I asked whether this facility would have to be modified to accomodate the samples from the upcoming moon missions, and it sounds like it won’t be necessary for quite a while. There is room for a couple thousand kilograms of samples back in the vault right now. Eventually if that gets used up, it is likely that the Apollo samples would gradually be moved to one of the other curation facilities to make room for the new arrivals at JSC.

The two moon rocks in front of me (in the teflon bags) have seen quite a lot in their time, but they are now enjoying their retirement on display in a chamber in the clean room.

The two moon rocks in front of me (in the teflon bags) have seen quite a lot in their time, but they are now enjoying their retirement on display in a chamber in the clean room.
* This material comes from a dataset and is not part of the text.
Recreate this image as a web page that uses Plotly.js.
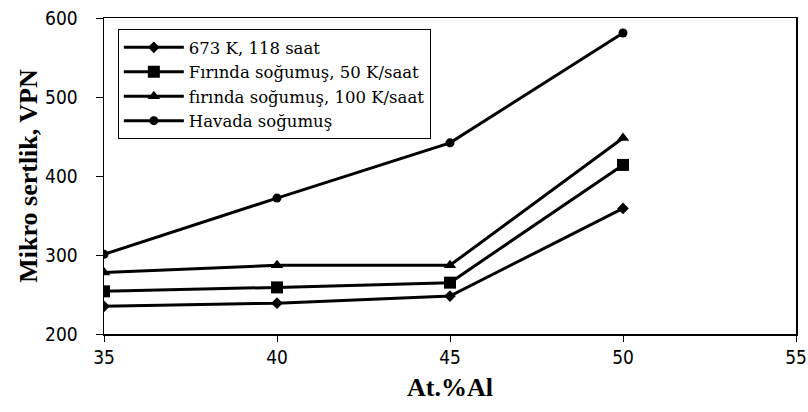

It’s very impressive to see everything involved in the curation of these priceless samples. It’s even cooler to look into a chamber and see a small grey lump of rock and realize that that rock has witnessed the history of the solar system. It has been shattered by impacts, irradiated by cosmic rays, and pock-marked by micrometeors. It sat on the surface of the moon and watched the continents on Earth collide and tear apart and the seas open and close. It watched mountain ranges rise and fall. And it witnessed life emerge and flourish. And then, one particularly clever (or particularly foolish) species of ape built a machine that launched a few particularly brave (or foolish) members of that species to the surface of the moon. There, one of them scooped up the rock and took it home.

They have been on Earth for forty years. Scarcely an instant to the rocks. And soon, as we return to the moon, more time-weary rocks will be joining them in a peaceful retirement in the stablest climate that any of them have ever experienced, in building 31: where the moon rocks live.